SHORT TASK
In the data below, find each line containing the string "this" and return it.

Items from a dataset
— begin —
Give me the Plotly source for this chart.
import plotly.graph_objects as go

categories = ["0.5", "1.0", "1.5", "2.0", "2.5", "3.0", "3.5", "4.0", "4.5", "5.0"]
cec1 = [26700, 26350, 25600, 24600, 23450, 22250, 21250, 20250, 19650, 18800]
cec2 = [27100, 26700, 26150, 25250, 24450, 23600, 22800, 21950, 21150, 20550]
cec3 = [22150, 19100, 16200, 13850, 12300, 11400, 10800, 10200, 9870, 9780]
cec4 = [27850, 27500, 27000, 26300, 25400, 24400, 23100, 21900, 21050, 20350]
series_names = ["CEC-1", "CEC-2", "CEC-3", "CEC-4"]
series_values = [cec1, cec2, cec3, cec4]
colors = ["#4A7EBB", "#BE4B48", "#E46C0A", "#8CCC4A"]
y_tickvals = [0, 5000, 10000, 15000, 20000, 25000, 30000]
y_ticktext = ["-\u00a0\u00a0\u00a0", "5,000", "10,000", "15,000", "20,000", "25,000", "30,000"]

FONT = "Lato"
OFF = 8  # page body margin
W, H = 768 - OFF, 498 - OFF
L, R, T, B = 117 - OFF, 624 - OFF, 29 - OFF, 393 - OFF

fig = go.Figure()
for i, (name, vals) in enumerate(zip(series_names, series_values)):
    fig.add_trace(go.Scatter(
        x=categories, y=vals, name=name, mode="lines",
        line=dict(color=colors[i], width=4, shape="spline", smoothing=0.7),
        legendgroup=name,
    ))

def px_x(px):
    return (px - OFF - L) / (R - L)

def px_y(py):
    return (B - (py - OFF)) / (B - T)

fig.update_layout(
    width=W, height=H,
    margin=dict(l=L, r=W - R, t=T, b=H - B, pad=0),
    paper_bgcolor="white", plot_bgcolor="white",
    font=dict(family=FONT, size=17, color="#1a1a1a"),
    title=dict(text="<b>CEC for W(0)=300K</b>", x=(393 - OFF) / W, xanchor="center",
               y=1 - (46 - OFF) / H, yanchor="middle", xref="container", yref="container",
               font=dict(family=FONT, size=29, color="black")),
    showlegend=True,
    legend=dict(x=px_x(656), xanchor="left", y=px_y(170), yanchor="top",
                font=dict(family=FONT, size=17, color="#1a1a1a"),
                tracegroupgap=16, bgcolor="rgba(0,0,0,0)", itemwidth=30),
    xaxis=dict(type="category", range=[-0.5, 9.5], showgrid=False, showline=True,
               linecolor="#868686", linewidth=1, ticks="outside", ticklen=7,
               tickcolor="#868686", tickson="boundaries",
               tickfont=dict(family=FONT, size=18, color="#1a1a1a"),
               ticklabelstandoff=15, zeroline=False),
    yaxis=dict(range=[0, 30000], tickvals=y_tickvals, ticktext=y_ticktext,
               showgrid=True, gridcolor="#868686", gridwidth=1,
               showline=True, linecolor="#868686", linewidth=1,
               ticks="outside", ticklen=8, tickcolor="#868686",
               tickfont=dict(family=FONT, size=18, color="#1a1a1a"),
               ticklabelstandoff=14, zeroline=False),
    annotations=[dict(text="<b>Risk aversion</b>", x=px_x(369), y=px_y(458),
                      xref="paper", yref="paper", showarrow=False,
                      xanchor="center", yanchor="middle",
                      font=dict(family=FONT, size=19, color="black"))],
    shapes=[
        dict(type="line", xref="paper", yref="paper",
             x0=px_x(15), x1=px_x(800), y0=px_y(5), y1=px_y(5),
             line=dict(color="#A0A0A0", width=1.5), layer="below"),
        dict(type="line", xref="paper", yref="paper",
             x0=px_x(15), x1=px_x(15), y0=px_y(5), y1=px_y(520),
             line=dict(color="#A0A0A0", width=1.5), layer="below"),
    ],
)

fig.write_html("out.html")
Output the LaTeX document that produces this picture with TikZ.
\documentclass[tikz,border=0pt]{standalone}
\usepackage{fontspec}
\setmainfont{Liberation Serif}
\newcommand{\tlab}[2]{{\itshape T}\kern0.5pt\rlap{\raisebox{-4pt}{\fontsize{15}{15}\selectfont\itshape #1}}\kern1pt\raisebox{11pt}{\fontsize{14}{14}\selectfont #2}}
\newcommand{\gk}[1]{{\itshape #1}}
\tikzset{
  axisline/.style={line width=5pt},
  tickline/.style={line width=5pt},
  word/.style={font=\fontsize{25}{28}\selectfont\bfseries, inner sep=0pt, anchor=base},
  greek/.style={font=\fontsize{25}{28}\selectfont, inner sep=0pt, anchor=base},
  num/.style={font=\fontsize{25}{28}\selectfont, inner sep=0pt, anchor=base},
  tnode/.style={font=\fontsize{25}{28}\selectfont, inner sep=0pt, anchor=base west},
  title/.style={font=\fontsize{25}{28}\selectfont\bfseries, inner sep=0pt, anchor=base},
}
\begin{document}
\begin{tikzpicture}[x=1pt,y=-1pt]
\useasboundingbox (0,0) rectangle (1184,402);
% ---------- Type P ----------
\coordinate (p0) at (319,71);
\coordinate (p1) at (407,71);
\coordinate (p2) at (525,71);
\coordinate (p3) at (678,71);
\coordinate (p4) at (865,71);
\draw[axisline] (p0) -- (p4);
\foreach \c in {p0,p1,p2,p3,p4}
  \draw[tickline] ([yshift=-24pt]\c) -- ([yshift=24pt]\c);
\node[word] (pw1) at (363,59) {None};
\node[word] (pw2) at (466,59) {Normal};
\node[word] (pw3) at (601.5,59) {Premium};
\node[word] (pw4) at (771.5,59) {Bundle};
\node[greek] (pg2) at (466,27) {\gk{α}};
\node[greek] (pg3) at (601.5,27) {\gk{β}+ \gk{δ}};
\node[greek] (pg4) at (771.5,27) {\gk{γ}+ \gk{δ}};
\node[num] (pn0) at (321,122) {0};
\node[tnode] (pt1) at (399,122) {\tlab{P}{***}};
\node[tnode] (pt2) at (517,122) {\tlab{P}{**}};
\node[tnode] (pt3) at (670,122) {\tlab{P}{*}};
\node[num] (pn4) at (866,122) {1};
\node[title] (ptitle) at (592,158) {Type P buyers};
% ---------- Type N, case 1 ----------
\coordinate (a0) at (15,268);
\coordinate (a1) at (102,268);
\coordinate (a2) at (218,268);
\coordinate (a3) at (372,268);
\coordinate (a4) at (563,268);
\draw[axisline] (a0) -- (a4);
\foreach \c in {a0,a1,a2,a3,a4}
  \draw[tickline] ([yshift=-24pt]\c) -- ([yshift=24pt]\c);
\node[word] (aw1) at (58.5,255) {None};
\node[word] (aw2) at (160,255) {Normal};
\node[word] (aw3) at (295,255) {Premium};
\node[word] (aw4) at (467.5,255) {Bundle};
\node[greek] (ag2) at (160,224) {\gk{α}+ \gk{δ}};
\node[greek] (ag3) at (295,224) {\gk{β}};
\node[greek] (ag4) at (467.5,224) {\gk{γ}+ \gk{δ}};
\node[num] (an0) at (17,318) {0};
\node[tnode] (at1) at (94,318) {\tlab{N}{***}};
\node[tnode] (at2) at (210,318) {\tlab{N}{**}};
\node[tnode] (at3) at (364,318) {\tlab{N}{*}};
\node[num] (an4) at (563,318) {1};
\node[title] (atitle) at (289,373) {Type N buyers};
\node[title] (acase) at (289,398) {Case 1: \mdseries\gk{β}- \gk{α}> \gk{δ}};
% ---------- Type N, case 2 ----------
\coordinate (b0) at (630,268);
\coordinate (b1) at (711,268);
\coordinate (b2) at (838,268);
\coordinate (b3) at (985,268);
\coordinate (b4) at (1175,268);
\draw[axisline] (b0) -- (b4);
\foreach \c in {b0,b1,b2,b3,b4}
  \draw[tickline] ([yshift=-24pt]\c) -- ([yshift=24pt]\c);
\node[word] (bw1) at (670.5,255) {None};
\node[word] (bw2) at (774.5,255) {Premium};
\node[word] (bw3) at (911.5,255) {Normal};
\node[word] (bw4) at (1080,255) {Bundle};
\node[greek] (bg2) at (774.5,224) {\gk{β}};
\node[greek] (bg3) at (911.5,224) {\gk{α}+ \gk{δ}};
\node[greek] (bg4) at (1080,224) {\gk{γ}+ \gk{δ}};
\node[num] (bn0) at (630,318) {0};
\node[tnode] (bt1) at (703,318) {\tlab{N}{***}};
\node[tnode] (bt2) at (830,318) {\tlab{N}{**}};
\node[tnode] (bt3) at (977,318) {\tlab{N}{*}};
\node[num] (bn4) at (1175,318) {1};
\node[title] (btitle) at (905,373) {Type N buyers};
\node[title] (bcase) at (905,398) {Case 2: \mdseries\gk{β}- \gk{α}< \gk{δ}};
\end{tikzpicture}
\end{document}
— end —
IN RESPONSE
Give me the Plotly source for this chart.
Output the LaTeX document that produces this picture with TikZ.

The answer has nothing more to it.